*DATA BLOCK*:
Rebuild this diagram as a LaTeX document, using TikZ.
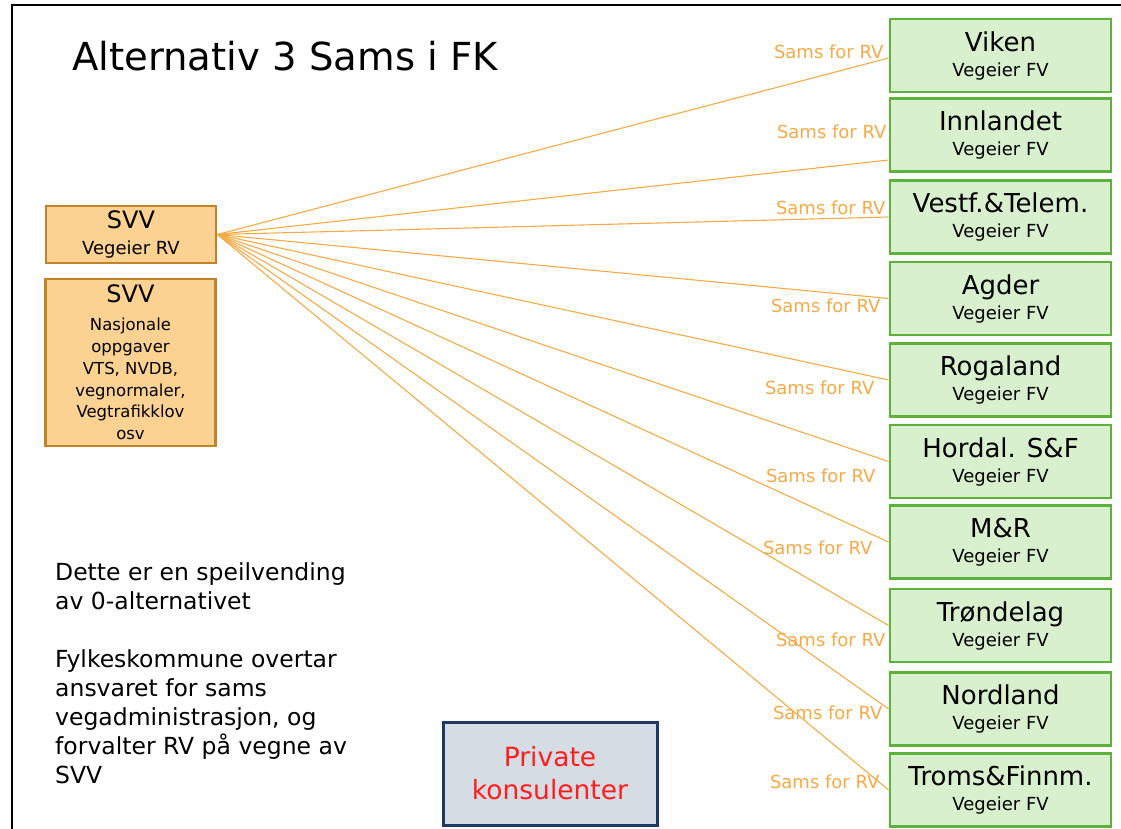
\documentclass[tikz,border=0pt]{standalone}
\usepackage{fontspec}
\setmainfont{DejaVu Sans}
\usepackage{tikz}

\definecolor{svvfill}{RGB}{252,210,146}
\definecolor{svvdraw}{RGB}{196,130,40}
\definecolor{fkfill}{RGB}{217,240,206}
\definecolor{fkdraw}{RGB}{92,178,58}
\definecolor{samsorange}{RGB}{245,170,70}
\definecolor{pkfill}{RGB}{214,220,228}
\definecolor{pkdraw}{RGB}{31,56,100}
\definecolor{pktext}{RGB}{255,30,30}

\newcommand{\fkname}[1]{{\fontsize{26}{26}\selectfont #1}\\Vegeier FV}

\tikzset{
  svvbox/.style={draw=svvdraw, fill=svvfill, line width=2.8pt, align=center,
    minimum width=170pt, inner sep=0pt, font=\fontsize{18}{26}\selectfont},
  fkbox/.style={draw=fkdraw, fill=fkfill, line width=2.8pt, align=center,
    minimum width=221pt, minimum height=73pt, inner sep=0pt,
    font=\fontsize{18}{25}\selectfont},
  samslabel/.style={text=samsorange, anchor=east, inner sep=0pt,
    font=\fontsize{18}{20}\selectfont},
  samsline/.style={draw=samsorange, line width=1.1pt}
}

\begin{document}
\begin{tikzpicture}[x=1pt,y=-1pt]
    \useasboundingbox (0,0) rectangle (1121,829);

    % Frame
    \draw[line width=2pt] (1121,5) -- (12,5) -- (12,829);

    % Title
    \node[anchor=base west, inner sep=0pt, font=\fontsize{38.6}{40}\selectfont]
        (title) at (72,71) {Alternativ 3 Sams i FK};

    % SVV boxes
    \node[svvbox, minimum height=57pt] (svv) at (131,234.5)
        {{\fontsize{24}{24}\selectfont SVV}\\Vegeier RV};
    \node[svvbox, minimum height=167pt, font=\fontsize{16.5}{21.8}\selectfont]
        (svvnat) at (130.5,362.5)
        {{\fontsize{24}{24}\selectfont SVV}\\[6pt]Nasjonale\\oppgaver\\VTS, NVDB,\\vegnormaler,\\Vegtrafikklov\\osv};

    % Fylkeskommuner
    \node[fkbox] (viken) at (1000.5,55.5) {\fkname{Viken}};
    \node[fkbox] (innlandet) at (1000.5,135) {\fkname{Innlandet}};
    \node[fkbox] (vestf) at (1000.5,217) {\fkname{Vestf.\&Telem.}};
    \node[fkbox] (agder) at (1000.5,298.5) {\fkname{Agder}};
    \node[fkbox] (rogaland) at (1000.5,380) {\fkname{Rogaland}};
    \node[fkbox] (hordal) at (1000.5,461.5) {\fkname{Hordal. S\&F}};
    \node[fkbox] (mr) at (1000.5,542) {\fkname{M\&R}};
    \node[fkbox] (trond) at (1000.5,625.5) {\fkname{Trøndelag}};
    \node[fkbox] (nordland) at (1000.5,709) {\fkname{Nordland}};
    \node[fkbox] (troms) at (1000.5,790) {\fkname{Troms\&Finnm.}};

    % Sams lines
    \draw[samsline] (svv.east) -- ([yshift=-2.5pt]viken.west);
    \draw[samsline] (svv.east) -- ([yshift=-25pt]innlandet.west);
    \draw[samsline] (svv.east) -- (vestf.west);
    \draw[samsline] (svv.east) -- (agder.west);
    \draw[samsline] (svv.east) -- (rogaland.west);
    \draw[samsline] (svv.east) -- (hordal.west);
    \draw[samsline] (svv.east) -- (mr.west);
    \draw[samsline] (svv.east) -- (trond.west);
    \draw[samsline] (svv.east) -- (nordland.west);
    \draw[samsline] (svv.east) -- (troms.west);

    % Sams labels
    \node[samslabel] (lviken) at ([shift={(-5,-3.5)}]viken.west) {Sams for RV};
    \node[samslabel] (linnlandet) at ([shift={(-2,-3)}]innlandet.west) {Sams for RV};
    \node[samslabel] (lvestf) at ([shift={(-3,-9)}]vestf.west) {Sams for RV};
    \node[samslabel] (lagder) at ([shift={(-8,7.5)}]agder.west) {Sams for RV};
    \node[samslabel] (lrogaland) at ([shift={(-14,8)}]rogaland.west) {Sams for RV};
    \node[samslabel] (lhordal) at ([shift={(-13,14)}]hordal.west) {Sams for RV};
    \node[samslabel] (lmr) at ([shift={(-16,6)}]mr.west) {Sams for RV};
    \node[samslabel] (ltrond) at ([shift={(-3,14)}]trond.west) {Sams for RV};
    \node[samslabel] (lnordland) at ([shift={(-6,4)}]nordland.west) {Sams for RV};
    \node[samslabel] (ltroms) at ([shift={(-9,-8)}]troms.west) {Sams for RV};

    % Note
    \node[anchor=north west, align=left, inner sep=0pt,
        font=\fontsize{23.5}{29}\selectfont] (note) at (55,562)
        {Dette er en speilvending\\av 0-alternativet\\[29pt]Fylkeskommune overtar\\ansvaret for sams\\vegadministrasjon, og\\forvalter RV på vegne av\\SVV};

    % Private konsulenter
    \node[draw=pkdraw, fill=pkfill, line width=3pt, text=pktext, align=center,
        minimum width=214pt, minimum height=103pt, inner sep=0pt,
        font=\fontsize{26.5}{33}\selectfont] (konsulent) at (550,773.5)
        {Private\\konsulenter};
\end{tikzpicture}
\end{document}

*TASK TO CARRY OUT*: Repeat the material above in full and exactly, apart from the pictures.

*SOLUTION FOR THIS TASK*:
Rebuild this diagram as a LaTeX document, using TikZ.
\documentclass[tikz,border=0pt]{standalone}
\usepackage{fontspec}
\setmainfont{DejaVu Sans}
\usepackage{tikz}

\definecolor{svvfill}{RGB}{252,210,146}
\definecolor{svvdraw}{RGB}{196,130,40}
\definecolor{fkfill}{RGB}{217,240,206}
\definecolor{fkdraw}{RGB}{92,178,58}
\definecolor{samsorange}{RGB}{245,170,70}
\definecolor{pkfill}{RGB}{214,220,228}
\definecolor{pkdraw}{RGB}{31,56,100}
\definecolor{pktext}{RGB}{255,30,30}

\newcommand{\fkname}[1]{{\fontsize{26}{26}\selectfont #1}\\Vegeier FV}

\tikzset{
  svvbox/.style={draw=svvdraw, fill=svvfill, line width=2.8pt, align=center,
    minimum width=170pt, inner sep=0pt, font=\fontsize{18}{26}\selectfont},
  fkbox/.style={draw=fkdraw, fill=fkfill, line width=2.8pt, align=center,
    minimum width=221pt, minimum height=73pt, inner sep=0pt,
    font=\fontsize{18}{25}\selectfont},
  samslabel/.style={text=samsorange, anchor=east, inner sep=0pt,
    font=\fontsize{18}{20}\selectfont},
  samsline/.style={draw=samsorange, line width=1.1pt}
}

\begin{document}
\begin{tikzpicture}[x=1pt,y=-1pt]
    \useasboundingbox (0,0) rectangle (1121,829);

    % Frame
    \draw[line width=2pt] (1121,5) -- (12,5) -- (12,829);

    % Title
    \node[anchor=base west, inner sep=0pt, font=\fontsize{38.6}{40}\selectfont]
        (title) at (72,71) {Alternativ 3 Sams i FK};

    % SVV boxes
    \node[svvbox, minimum height=57pt] (svv) at (131,234.5)
        {{\fontsize{24}{24}\selectfont SVV}\\Vegeier RV};
    \node[svvbox, minimum height=167pt, font=\fontsize{16.5}{21.8}\selectfont]
        (svvnat) at (130.5,362.5)
        {{\fontsize{24}{24}\selectfont SVV}\\[6pt]Nasjonale\\oppgaver\\VTS, NVDB,\\vegnormaler,\\Vegtrafikklov\\osv};

    % Fylkeskommuner
    \node[fkbox] (viken) at (1000.5,55.5) {\fkname{Viken}};
    \node[fkbox] (innlandet) at (1000.5,135) {\fkname{Innlandet}};
    \node[fkbox] (vestf) at (1000.5,217) {\fkname{Vestf.\&Telem.}};
    \node[fkbox] (agder) at (1000.5,298.5) {\fkname{Agder}};
    \node[fkbox] (rogaland) at (1000.5,380) {\fkname{Rogaland}};
    \node[fkbox] (hordal) at (1000.5,461.5) {\fkname{Hordal. S\&F}};
    \node[fkbox] (mr) at (1000.5,542) {\fkname{M\&R}};
    \node[fkbox] (trond) at (1000.5,625.5) {\fkname{Trøndelag}};
    \node[fkbox] (nordland) at (1000.5,709) {\fkname{Nordland}};
    \node[fkbox] (troms) at (1000.5,790) {\fkname{Troms\&Finnm.}};

    % Sams lines
    \draw[samsline] (svv.east) -- ([yshift=-2.5pt]viken.west);
    \draw[samsline] (svv.east) -- ([yshift=-25pt]innlandet.west);
    \draw[samsline] (svv.east) -- (vestf.west);
    \draw[samsline] (svv.east) -- (agder.west);
    \draw[samsline] (svv.east) -- (rogaland.west);
    \draw[samsline] (svv.east) -- (hordal.west);
    \draw[samsline] (svv.east) -- (mr.west);
    \draw[samsline] (svv.east) -- (trond.west);
    \draw[samsline] (svv.east) -- (nordland.west);
    \draw[samsline] (svv.east) -- (troms.west);

    % Sams labels
    \node[samslabel] (lviken) at ([shift={(-5,-3.5)}]viken.west) {Sams for RV};
    \node[samslabel] (linnlandet) at ([shift={(-2,-3)}]innlandet.west) {Sams for RV};
    \node[samslabel] (lvestf) at ([shift={(-3,-9)}]vestf.west) {Sams for RV};
    \node[samslabel] (lagder) at ([shift={(-8,7.5)}]agder.west) {Sams for RV};
    \node[samslabel] (lrogaland) at ([shift={(-14,8)}]rogaland.west) {Sams for RV};
    \node[samslabel] (lhordal) at ([shift={(-13,14)}]hordal.west) {Sams for RV};
    \node[samslabel] (lmr) at ([shift={(-16,6)}]mr.west) {Sams for RV};
    \node[samslabel] (ltrond) at ([shift={(-3,14)}]trond.west) {Sams for RV};
    \node[samslabel] (lnordland) at ([shift={(-6,4)}]nordland.west) {Sams for RV};
    \node[samslabel] (ltroms) at ([shift={(-9,-8)}]troms.west) {Sams for RV};

    % Note
    \node[anchor=north west, align=left, inner sep=0pt,
        font=\fontsize{23.5}{29}\selectfont] (note) at (55,562)
        {Dette er en speilvending\\av 0-alternativet\\[29pt]Fylkeskommune overtar\\ansvaret for sams\\vegadministrasjon, og\\forvalter RV på vegne av\\SVV};

    % Private konsulenter
    \node[draw=pkdraw, fill=pkfill, line width=3pt, text=pktext, align=center,
        minimum width=214pt, minimum height=103pt, inner sep=0pt,
        font=\fontsize{26.5}{33}\selectfont] (konsulent) at (550,773.5)
        {Private\\konsulenter};
\end{tikzpicture}
\end{document}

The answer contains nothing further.